If this is true, then it could help to reconnect with the reality of the man who is your husband. Communication is the key to this—continuing to know each other as you are, as you have become. I don’t know if you are no longer doing things together that you used to do, or if you have stopped talking so much, or if one or the other of you seems to prefer to spend time doing something else rather than being in the other’s company. Maybe it’s something else. However something is missing that used to connect you to each other.

Of course, they do say that after a few years, the rose-colored glasses come off, and you have to find a way to build a different kind of love than the passionate love that drew you together. Maybe that’s the thing you are heading into. Many couples have young children at this point, and working on bringing up the kids keeps them so busy that they don’t have time to think about connecting with each other. I don’t know if this is a good or bad thing. However, when it’s just the two of you, then that’s all you have to focus on, and if you’re finding excuses to not be together, it’s a sign that rebuilding the relationship is important.

The_Compassionate_Heretic's avatar

Life isn’t a fairy tale and trying to make it into one is only deluding yourself.
Ask yourself why your husband is insufficient for you.

Disc2021's avatar

Very, very complicated situation and I’m not even sure I want to risk making certain assumptions. Instead, I’ll talk about my experiences with love and hopefully provide a not-too-vague reference.

When I was next to the person I loved I’ve always felt relieved. Sometimes I wasn’t always confident of this but I tend to think that was just other emotions (tension, anger, frustrations, confusions and complications) instilling some doubt. Deep down within though, I’ve always felt complete and solid – almost as if reality itself was the fairy tales that would surf through my mind. Now, there are many, many other variables that play into the situation I’m recalling so what I’m describing here isn’t exactly a conventional, successful Disney romance story(otherwise we’d probably still be together, lol).

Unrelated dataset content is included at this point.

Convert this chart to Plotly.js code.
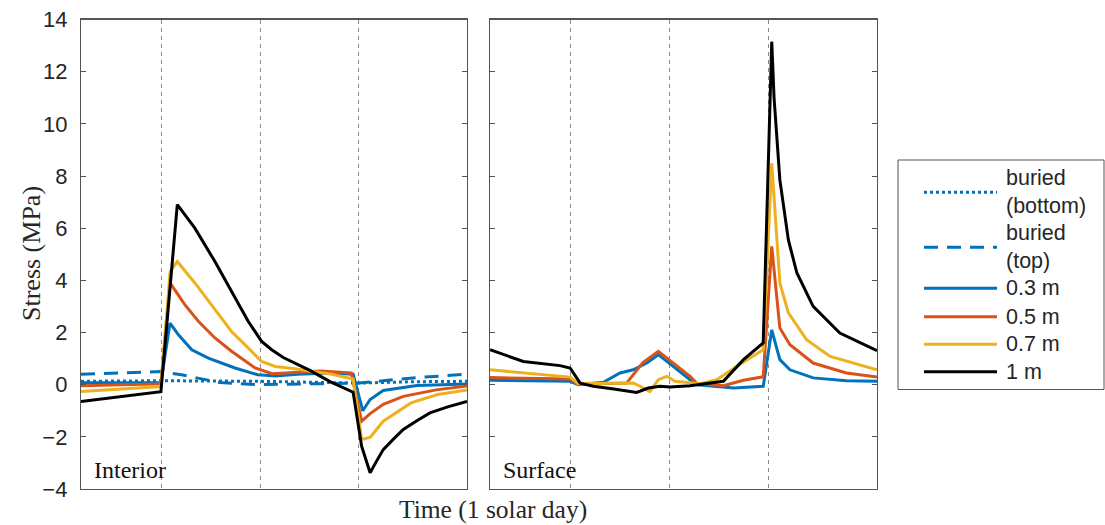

@The_Compassionate_Heretic I agree, you need to ask yourself some questions – ask yourself what exactly is missing. Does it feel like something is missing and do you REALLY feel the way you’ve described this to us? Think hard but not too hard.

Jeruba's avatar

I remember having a boyfriend who seemed to be dissatisfied with me in the same way you’re describing. I remember saying to him once in anger, “You love me best when I’m not around to interfere with your idea of me.”

There’s no perfect love between ordinary human beings, and there can be a lot of pain in the gap between expectation and reality. But there’s plenty of room for happiness between two people once we learn to let the unrealistic expectations go and work at building something together. Not all attempts are going to work out, of course, but when we’re in a committed relationship, it has to be worth some effort. If we sit passively and wait for someone else to magically turn into a charming prince who lives to please us, we are going to be disappointed.

If you write the scenario that you hope he’ll play out, and you hold onto the script, and he hasn’t seen it, he is going to have a hard time living up to your expectations no matter how much he might want to.